Answer
Based on official Jordanian legal texts
Establishing lineage does not change the custody rules themselves — it activates them. Before lineage is established there is no legal relationship between the child and the father on which custody or visitation arrangements could rest at all; once it is established, the full custody framework of the Personal Status Law applies.
What changes after lineage is established?
- The status of father attaches legally: he enters the statutory order of custody entitlement and gains visitation and accompaniment rights when not the custodian.
- The child's maintenance falls on the father: custody and maintenance are distinct — the custodial mother cares; the father pays.
- The relationship is judicially organized upon dispute: visitation schedules, accompaniment, and travel controls, under the child's best interest.
Does established lineage threaten the mother's custody?

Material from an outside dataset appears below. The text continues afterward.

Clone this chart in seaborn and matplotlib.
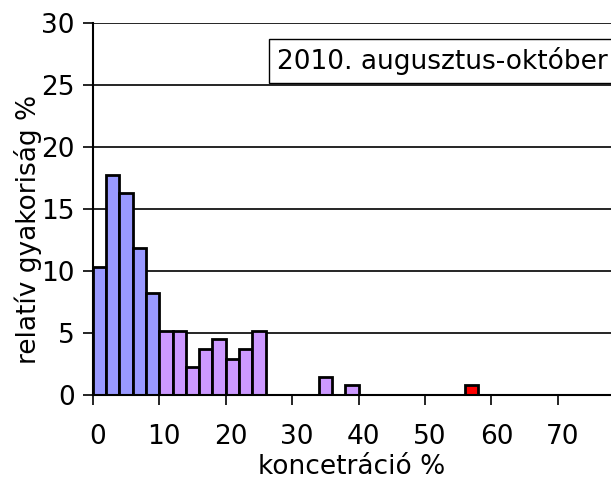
import numpy as np
import pandas as pd
import matplotlib
matplotlib.use("Agg")
import matplotlib.pyplot as plt
import matplotlib.transforms as mtransforms
import seaborn as sns

# bin start (koncentráció %, 2 % wide bins) and relative frequency %
bin_start = [0, 2, 4, 6, 8, 10, 12, 14, 16, 18, 20, 22, 24, 34, 38, 56]
freq = [10.3, 17.7, 16.3, 11.8, 8.2, 5.1, 5.1, 2.2, 3.7, 4.5, 2.9, 3.7, 5.1, 1.45, 0.75, 0.75]
group = ["a"] * 5 + ["b"] * 10 + ["c"]
colors = {"a": "#9999FF", "b": "#CC99FF", "c": "#FF0000"}

x_ticks = [0, 10, 20, 30, 40, 50, 60, 70]
y_ticks = [0, 5, 10, 15, 20, 25, 30]
title = "2010. augusztus-október"

df = pd.DataFrame({"mid": np.array(bin_start) + 1, "freq": freq, "group": group})

sns.set_style("white")
plt.rcParams["font.family"] = ["DejaVu Sans"]
plt.rcParams["text.color"] = "black"
plt.rcParams["axes.labelcolor"] = "black"
fs = 19

fig = plt.figure(figsize=(6.11, 4.82), dpi=100)
ax = fig.add_axes([0.152, 0.1815, 0.848, 0.7705])

for y in y_ticks[1:]:
    ax.axhline(y, color="black", lw=1.2, zorder=0)

sns.barplot(data=df, x="mid", y="freq", hue="group", palette=colors,
            native_scale=True, dodge=False, width=1, edgecolor="black",
            linewidth=2, saturation=1, legend=False, ax=ax, zorder=2)

ax.set_xlim(0, 78)
ax.set_ylim(0, 30)
ax.set_xticks(x_ticks)
ax.set_yticks(y_ticks)
ax.tick_params(axis="both", labelsize=fs, direction="out", length=7, width=1.2,
               color="black", labelcolor="black", bottom=True, left=True)
ax.tick_params(axis="x", pad=14)
ax.tick_params(axis="y", pad=6)
offset = mtransforms.ScaledTranslation(5 / 100, 0, fig.dpi_scale_trans)
for lab in ax.get_xticklabels():
    lab.set_transform(lab.get_transform() + offset)

ax.set_xlabel("koncetráció %", fontsize=fs)
ax.set_ylabel("relatív gyakoriság %", fontsize=fs)
ax.xaxis.set_label_coords(0.5, -0.195)
ax.yaxis.set_label_coords(-0.125, 0.445)
ax.xaxis.label.set_va("center")
ax.yaxis.label.set_va("center")

for side in ["top", "right"]:
    ax.spines[side].set_visible(False)
for side in ["left", "bottom"]:
    ax.spines[side].set_color("black")
    ax.spines[side].set_linewidth(1.5)
    ax.spines[side].set_zorder(3)

fig.text(0.4535, 0.874, title, fontsize=fs, va="center", ha="left",
         bbox=dict(boxstyle="square,pad=0.3", facecolor="white", edgecolor="black", lw=1))

fig.savefig("out.png", dpi=100)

The general rule in Jordanian law gives the mother priority in the custody of her young children while she meets the conditions — and that rule applies here as anywhere. Established lineage gives the father the position of a father — including seeking custody if the mother's conditions fail — but it does not flip the priority automatically. The governing standard is always the best interest of the child, assessed by the court on each case's circumstances.
An important practical angle
In undocumented-marriage situations, some mothers fear that proving lineage hands the father a "weapon" to take the child. The legal reality is usually the opposite: established lineage protects the child and secures maintenance and inheritance, while the mother's custody is preserved by its own independent rules. Withholding lineage out of custody fear harms the child and protects no one.
Every case has its own balance; specialist advice before acting charts the safest path for both child and mother.
This is a general answer based on available Jordanian legal sources and does not replace advice from a specialized lawyer in an actual dispute.